• TASK TO CARRY OUT
Go through the listing below and gather every line with the word "code".

• Figure scripts
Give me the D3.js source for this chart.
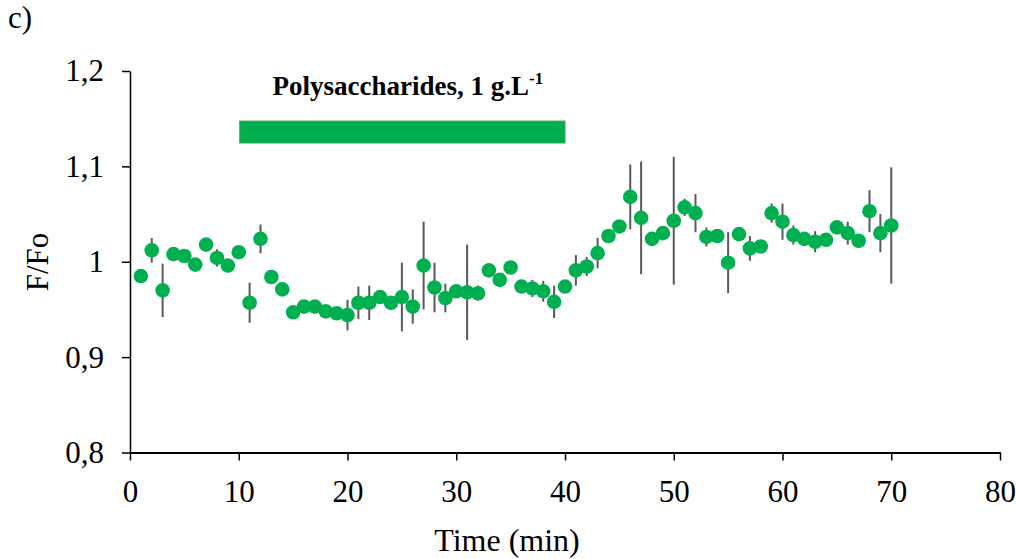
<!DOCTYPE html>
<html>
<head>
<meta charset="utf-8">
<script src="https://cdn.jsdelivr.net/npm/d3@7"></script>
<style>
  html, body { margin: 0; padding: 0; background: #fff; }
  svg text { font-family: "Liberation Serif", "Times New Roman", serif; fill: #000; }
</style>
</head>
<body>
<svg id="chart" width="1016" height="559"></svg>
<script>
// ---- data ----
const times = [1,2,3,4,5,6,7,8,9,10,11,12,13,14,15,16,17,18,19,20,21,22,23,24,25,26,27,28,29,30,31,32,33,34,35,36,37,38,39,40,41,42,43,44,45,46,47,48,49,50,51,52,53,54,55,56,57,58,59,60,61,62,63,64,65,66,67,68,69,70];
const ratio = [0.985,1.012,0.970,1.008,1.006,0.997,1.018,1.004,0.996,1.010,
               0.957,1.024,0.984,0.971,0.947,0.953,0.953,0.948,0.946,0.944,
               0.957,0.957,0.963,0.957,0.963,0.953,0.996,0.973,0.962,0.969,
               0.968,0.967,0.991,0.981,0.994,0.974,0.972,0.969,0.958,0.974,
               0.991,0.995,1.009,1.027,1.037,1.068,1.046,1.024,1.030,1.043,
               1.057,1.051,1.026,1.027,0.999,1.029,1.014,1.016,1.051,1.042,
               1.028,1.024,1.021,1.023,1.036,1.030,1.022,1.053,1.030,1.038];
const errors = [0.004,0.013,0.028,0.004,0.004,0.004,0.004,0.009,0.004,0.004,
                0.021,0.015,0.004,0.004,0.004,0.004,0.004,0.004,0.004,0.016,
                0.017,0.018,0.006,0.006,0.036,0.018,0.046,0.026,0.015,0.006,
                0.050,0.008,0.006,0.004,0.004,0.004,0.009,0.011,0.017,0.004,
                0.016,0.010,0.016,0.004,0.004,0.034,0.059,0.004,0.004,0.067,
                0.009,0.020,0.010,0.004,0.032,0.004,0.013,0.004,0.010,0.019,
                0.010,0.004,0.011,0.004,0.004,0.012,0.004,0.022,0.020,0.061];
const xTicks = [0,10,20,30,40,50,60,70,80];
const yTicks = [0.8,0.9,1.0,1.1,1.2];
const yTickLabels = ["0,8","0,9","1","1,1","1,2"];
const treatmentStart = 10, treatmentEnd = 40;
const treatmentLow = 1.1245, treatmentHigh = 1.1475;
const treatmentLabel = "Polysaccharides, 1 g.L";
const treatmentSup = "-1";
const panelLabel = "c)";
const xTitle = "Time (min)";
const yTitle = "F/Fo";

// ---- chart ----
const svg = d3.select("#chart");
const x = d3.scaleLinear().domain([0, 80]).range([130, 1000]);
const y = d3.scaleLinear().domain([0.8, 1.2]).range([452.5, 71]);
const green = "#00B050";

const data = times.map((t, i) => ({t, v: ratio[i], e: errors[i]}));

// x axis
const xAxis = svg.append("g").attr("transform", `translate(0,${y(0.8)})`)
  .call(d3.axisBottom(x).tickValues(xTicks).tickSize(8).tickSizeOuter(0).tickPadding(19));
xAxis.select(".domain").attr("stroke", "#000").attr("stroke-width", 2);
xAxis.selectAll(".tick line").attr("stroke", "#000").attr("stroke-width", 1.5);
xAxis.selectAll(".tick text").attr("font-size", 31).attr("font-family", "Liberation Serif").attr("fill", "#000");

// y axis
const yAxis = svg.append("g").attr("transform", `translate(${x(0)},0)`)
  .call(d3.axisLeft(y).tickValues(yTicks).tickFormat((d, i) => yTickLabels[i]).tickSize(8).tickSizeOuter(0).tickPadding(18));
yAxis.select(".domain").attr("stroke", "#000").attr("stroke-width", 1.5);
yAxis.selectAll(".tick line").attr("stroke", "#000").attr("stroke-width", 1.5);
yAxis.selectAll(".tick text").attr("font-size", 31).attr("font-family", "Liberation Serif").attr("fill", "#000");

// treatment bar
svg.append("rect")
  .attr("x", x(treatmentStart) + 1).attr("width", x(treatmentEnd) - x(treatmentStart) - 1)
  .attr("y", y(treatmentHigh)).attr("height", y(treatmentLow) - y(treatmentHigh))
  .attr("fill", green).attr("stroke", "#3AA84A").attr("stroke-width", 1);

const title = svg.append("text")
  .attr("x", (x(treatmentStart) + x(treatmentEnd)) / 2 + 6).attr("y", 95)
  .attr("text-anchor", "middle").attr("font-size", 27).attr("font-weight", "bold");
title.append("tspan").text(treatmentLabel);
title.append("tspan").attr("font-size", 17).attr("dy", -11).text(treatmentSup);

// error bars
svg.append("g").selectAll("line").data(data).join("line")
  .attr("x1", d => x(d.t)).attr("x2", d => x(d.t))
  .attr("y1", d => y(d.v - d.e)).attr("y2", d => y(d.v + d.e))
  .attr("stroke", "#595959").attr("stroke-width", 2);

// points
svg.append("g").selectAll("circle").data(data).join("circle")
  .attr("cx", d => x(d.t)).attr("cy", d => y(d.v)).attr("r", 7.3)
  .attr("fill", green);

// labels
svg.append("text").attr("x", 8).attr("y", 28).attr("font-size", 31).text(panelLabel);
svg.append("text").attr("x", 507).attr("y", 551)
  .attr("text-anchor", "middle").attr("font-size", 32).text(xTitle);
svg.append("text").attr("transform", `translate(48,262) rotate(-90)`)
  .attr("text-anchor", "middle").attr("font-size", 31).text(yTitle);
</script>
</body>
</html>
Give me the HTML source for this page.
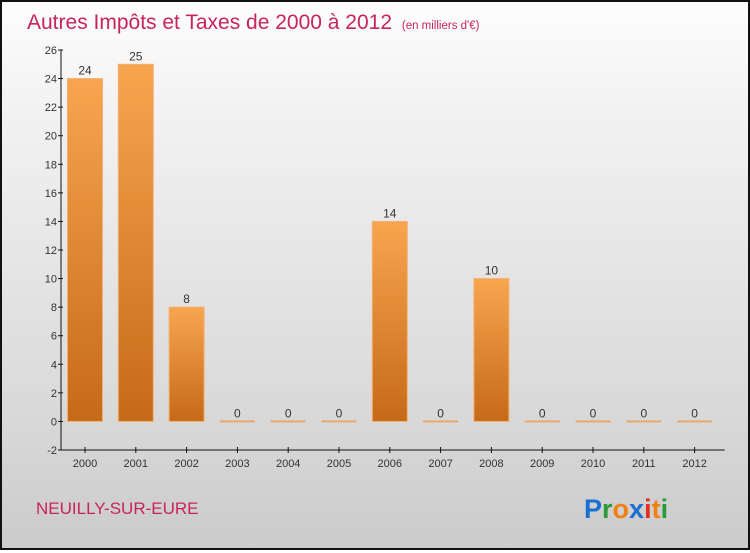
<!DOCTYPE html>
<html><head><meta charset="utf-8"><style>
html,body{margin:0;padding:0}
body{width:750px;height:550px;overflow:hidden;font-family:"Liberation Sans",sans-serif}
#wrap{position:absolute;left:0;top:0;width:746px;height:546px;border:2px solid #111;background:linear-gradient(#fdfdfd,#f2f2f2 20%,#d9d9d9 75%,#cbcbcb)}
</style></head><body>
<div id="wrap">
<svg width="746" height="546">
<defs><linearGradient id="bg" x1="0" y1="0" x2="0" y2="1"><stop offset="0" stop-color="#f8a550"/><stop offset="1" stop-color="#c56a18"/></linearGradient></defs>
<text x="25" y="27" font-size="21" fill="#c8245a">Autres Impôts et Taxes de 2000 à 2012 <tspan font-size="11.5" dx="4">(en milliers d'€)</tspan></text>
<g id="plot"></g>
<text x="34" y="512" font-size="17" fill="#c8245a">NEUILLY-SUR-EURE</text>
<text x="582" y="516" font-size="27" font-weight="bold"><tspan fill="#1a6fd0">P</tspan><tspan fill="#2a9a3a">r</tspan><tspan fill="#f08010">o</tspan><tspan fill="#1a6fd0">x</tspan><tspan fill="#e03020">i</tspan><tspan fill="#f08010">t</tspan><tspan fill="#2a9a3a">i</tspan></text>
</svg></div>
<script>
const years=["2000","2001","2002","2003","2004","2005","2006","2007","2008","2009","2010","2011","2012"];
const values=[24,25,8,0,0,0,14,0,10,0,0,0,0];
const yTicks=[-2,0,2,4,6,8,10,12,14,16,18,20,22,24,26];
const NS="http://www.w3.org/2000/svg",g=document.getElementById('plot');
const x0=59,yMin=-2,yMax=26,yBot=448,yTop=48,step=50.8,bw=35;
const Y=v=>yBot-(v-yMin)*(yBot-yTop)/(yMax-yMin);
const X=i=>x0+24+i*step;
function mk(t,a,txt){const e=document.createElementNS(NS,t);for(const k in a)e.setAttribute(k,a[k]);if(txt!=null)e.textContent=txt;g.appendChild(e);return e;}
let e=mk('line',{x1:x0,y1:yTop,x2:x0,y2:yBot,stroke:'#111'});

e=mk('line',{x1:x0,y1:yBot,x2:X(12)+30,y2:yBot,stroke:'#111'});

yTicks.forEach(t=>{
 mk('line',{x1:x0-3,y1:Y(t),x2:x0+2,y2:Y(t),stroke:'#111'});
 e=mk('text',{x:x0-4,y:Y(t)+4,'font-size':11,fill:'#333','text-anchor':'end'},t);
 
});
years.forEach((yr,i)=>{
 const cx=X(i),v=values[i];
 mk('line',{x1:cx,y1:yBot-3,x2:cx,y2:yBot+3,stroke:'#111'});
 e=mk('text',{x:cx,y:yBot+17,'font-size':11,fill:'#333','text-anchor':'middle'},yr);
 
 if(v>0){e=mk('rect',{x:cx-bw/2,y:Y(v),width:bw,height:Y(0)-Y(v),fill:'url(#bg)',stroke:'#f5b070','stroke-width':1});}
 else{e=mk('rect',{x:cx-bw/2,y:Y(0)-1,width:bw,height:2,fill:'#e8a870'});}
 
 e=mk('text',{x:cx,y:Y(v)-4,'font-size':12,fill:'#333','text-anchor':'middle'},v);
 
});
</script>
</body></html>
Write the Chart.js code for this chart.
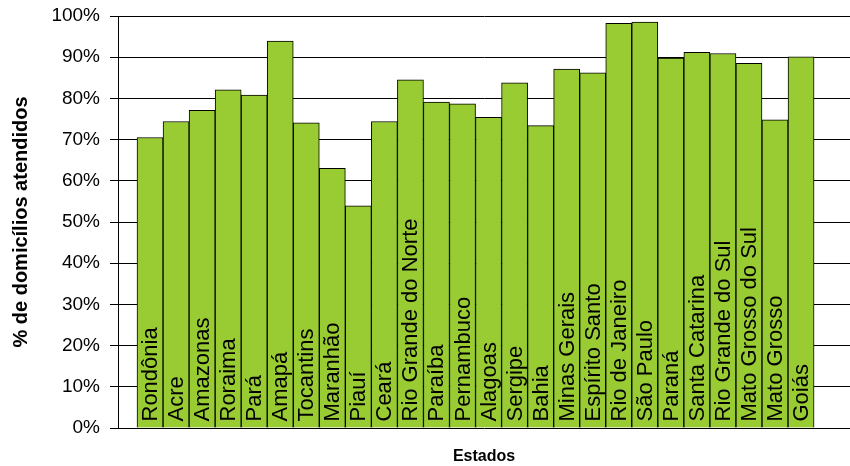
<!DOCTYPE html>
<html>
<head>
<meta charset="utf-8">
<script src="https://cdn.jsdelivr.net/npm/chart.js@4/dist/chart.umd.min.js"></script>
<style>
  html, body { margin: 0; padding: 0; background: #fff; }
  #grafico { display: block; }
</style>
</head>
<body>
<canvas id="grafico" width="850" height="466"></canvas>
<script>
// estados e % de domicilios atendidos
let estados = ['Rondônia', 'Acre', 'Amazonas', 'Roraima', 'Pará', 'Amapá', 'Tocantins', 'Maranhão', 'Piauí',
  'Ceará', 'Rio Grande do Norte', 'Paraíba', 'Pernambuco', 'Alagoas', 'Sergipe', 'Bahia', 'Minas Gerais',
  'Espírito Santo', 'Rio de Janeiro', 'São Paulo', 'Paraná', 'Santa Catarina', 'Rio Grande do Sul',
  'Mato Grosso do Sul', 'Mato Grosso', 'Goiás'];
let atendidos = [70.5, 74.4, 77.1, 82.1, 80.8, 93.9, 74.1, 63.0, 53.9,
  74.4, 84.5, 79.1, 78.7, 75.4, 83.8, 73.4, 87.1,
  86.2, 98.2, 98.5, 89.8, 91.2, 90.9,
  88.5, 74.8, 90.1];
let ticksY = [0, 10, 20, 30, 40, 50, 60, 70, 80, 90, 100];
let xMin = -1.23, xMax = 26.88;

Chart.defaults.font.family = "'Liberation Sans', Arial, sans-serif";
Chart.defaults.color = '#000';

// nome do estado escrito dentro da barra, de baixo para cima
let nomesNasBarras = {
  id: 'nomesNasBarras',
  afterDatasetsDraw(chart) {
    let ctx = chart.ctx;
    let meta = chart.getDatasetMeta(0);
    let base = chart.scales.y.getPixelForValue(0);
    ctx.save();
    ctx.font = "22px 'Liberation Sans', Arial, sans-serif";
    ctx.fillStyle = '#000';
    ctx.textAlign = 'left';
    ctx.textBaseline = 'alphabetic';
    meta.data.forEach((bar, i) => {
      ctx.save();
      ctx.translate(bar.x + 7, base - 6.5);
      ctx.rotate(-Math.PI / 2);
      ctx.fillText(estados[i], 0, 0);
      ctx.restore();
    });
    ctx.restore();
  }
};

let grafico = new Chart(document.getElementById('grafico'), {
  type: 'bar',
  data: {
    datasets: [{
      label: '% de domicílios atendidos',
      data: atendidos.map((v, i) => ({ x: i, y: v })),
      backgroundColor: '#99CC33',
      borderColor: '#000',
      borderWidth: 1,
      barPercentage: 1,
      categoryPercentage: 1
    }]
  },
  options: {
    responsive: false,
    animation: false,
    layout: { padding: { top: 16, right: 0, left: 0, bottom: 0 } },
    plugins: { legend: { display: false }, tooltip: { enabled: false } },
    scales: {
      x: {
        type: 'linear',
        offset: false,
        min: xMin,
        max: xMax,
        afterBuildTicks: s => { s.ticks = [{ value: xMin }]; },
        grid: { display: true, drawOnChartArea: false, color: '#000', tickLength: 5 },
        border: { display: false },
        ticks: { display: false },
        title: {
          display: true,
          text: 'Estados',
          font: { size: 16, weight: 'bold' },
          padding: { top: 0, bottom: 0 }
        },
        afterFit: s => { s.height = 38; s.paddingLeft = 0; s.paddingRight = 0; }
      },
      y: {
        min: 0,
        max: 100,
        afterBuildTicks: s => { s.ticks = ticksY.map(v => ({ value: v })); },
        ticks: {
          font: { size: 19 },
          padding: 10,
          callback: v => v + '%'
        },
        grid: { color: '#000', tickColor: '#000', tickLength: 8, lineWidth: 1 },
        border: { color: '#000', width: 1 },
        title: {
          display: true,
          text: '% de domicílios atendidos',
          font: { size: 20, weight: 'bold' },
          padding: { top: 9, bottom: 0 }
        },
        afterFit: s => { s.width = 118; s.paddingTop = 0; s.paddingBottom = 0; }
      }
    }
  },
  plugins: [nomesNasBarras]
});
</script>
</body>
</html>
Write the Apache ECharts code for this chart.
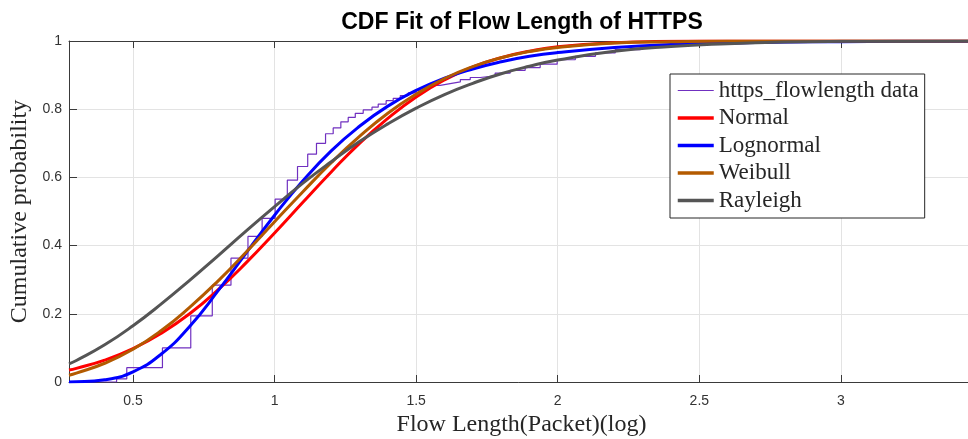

• SOLUTION TO THIS TASK
Write the Chart.js code for this chart.
Write the Apache ECharts code for this chart.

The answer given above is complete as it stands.